The most common contract defenses are duress, unconscionability, incapacity, fraud, and the basic assumption. defenses4 of mutual mistake, unilateral mistake, impossibility, frustration of purpose and commercial impracticability. In this Article, I limit my discussion to basic assumption defenses. Several prevailing rationales explain why a party should be allowed to escape contractual liability despite the sufficiency of consideration where there has been a failure of a basic assumption material to the transaction. No single rationale or principle, however, unifies all basic assumption defenses. Several commentators have noted that similar fact patterns applying a given doctrine often yield inconsistent results. Parties’ employment of these defenses, and courts’ analyses of them, is often confusing and inaccurate.

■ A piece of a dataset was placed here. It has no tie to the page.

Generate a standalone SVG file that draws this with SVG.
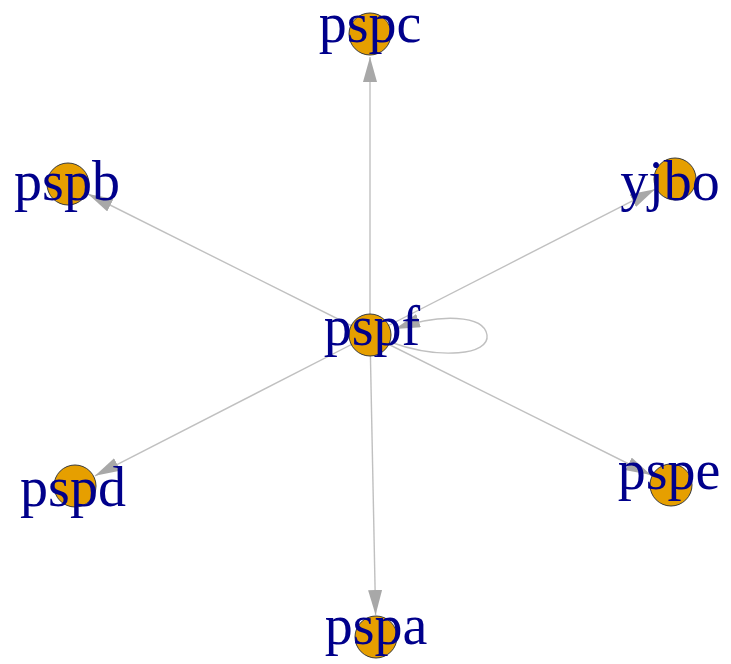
<svg xmlns="http://www.w3.org/2000/svg" width="731" height="664" viewBox="0 0 731 664">
<style>
.edge{stroke:#c0c0c0;stroke-width:1.4;fill:none}
.node{fill:#E69F00;stroke:#3a3a3a;stroke-width:1}
.label{font-family:"Liberation Serif","Times New Roman",serif;font-size:56px;fill:#00008B;text-anchor:middle}
</style>
<defs>
<marker id="arr" viewBox="0 0 25 14" refX="25" refY="7" markerWidth="25" markerHeight="14" markerUnits="userSpaceOnUse" orient="auto">
<path d="M0,0 L25,7 L0,14 z" fill="#a8a8a8"/>
</marker>
</defs>
<rect width="731" height="664" fill="#ffffff"/>
<g id="edges">
<line class="edge" x1="370" y1="335" x2="370" y2="57" marker-end="url(#arr)"/>
<line class="edge" x1="370" y1="335" x2="375.6" y2="615" marker-end="url(#arr)"/>
<line class="edge" x1="370" y1="335" x2="88" y2="194" marker-end="url(#arr)"/>
<line class="edge" x1="370" y1="335" x2="655" y2="189.3" marker-end="url(#arr)"/>
<line class="edge" x1="370" y1="335" x2="651" y2="475" marker-end="url(#arr)"/>
<line class="edge" x1="370" y1="335" x2="95" y2="475.8" marker-end="url(#arr)"/>
<path class="edge" d="M390,342 C440,360 490,355 487,335 C484,315 440,313 395,329" marker-end="url(#arr)"/>
</g>
<g id="pspf"><circle class="node" cx="370" cy="335" r="21"/><text class="label" x="372" y="345">pspf</text></g>
<g id="pspc"><circle class="node" cx="370" cy="34" r="21"/><text class="label" x="370" y="42">pspc</text></g>
<g id="pspb"><circle class="node" cx="68" cy="184" r="21"/><text class="label" x="67" y="200">pspb</text></g>
<g id="yjbo"><circle class="node" cx="675" cy="179" r="21"/><text class="label" x="670" y="200">yjbo</text></g>
<g id="pspe"><circle class="node" cx="671" cy="485" r="21"/><text class="label" x="669" y="489">pspe</text></g>
<g id="pspa"><circle class="node" cx="376" cy="637" r="21"/><text class="label" x="376" y="644">pspa</text></g>
<g id="pspd"><circle class="node" cx="75" cy="486" r="21"/><text class="label" x="73" y="506">pspd</text></g>
</svg>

This Article proposes that basic assumption defenses can best be explained and analyzed through the prism of contractual intent. Although typically discussed in terms of a singular concept, contractual intent in fact comprises various facets, which I refer to as volitional intent, cognitive intent, and contextual purposive intent. Part II provides an introduction to, and description of, my proposed expanded intent analysis. Part III applies expanded intent analysis to cases involving basic assumption defenses. Part IV addresses possible concerns with using a dynamic approach/expanded intent analysis. This Article concludes that adopting my proposed intent-based analysis has several advantages over the current application of contract defenses. First and foremost, it directly addresses and incorporates contract law’s two primary objectives: furthering autonomy and facilitating transactions. Second, because it removes artificial doctrinal distinctions, it eliminates or minimizes confusion and simplifies analysis. Consequently, it provides for greater consistency in judicial decisions. Finally, the approach is flexible, and therefore better accommodates technological advancements, such as the Internet, in the modern marketplace.
Nancy Kim, Mistakes, Changed Circumstances and Intent, 56 U. KAN. L. REV. 473 (2008).